--- BEGIN Record extracts ---

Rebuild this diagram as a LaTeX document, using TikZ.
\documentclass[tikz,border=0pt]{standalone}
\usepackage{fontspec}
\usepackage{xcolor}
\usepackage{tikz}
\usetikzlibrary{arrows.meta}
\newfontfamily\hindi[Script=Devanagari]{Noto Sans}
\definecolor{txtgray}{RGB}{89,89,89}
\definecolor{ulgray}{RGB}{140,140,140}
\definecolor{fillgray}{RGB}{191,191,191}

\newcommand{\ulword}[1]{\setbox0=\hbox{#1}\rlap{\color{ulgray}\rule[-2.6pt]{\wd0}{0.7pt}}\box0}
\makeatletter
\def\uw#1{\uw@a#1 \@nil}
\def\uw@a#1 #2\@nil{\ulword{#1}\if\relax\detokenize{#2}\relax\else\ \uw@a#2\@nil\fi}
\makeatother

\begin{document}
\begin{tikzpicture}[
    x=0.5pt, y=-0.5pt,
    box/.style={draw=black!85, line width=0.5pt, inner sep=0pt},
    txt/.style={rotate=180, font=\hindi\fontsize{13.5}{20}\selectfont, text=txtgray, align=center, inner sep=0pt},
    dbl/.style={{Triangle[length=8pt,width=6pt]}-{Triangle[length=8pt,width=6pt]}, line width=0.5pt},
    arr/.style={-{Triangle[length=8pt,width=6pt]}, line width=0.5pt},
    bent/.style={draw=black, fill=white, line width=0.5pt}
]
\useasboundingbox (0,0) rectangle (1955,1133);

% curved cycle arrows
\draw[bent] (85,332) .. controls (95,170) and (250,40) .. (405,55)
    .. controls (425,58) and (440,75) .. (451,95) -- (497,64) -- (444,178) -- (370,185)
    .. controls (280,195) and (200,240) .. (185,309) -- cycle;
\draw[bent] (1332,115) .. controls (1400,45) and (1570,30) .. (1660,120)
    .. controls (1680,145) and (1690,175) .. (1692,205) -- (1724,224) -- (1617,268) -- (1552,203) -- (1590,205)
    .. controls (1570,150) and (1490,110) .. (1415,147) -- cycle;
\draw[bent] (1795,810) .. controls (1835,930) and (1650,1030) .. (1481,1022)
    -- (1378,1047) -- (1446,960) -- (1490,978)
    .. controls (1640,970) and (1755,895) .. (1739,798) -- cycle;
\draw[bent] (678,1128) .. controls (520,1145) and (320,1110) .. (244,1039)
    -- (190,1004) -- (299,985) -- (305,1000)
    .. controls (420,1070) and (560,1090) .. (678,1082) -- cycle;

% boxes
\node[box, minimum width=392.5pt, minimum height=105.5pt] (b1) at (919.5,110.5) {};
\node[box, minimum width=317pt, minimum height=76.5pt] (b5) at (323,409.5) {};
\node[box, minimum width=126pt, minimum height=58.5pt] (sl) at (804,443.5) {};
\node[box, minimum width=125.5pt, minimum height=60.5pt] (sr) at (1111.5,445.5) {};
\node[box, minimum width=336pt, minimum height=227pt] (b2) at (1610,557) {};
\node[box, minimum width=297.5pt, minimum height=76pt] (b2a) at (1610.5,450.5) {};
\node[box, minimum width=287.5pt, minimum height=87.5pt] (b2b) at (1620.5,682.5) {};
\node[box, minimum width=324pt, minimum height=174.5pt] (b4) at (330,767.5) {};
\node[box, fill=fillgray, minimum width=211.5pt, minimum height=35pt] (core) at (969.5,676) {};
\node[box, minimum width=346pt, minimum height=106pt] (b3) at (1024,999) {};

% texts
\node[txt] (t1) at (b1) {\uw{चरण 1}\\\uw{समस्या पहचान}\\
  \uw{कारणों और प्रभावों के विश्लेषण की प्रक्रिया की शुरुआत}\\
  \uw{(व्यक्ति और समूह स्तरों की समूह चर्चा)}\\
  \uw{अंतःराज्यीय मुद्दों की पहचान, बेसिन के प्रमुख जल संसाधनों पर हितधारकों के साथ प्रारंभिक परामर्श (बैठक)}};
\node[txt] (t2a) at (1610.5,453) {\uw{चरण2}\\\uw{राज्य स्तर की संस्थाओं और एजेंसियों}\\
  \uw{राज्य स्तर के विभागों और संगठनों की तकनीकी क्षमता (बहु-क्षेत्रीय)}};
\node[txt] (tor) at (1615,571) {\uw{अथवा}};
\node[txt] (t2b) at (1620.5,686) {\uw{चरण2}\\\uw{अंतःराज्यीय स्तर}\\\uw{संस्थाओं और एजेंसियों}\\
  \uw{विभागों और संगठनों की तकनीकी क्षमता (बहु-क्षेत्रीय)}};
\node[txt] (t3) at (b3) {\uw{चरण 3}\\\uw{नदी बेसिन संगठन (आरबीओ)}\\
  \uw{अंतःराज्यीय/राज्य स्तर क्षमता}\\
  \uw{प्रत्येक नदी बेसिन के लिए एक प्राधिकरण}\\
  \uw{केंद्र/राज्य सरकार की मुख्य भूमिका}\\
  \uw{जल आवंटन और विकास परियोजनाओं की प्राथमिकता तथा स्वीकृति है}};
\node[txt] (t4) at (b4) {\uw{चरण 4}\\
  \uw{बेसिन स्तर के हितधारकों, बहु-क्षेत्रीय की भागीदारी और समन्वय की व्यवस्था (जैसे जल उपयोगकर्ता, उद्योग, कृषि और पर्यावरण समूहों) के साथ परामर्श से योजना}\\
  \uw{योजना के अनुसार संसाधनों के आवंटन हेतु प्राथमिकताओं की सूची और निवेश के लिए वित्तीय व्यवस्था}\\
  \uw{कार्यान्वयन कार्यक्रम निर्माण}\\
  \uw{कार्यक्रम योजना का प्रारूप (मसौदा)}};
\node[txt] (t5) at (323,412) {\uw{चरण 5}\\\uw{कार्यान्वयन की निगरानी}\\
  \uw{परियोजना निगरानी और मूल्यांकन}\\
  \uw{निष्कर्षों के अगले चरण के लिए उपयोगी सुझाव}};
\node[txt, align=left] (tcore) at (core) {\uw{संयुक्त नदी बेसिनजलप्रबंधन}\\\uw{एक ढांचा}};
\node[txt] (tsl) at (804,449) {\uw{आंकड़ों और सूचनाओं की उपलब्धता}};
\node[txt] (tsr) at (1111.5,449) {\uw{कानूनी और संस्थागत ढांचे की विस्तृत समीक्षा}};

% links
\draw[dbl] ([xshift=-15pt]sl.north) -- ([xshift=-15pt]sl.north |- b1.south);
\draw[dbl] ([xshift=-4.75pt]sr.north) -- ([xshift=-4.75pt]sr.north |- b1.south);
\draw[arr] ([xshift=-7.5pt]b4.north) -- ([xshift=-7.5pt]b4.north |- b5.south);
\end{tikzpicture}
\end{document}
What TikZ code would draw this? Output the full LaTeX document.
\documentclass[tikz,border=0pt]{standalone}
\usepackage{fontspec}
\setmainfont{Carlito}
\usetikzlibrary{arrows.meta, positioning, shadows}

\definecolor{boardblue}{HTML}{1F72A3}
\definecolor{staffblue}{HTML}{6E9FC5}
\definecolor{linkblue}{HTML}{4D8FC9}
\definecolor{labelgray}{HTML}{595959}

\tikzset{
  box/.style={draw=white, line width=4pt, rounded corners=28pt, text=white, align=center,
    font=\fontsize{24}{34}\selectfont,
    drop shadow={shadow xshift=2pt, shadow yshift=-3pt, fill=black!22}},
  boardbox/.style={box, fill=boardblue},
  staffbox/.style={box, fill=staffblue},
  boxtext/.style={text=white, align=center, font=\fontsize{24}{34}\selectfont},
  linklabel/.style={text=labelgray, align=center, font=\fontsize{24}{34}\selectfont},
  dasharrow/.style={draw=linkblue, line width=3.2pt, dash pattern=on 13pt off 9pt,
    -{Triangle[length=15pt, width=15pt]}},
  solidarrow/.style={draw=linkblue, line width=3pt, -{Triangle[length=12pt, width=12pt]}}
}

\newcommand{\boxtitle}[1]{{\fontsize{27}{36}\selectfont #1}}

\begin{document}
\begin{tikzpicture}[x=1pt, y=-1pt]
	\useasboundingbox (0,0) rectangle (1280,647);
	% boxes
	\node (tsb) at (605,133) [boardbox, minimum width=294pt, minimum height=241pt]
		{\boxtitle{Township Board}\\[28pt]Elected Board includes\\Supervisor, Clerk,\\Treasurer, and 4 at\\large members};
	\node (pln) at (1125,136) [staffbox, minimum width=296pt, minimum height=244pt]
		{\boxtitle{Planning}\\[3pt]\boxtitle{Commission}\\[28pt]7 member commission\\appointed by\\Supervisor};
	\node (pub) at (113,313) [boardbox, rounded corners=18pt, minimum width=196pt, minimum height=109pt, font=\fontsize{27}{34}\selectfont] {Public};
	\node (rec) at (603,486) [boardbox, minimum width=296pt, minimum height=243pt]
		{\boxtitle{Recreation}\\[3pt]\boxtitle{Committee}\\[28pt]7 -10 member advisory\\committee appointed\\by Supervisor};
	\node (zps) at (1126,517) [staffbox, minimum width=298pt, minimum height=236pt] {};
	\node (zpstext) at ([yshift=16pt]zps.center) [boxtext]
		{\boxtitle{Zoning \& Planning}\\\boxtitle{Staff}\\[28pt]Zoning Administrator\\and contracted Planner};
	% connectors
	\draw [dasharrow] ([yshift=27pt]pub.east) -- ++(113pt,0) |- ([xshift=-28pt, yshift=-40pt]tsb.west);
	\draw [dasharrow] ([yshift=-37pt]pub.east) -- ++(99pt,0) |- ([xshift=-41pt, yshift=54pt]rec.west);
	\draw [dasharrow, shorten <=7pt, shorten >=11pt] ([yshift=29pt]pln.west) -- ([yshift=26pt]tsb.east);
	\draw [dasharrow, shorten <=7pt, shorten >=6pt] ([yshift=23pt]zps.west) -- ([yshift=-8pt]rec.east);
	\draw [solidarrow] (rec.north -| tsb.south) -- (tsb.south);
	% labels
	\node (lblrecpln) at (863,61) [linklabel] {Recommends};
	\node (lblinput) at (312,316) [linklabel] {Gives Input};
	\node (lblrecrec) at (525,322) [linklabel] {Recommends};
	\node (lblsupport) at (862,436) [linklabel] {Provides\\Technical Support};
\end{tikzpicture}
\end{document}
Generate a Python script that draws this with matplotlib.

--- END Record extracts ---

**What you have to do**: Give the number of lines that hold the word "this" in these records, with nothing added.

**Problem solution**: 3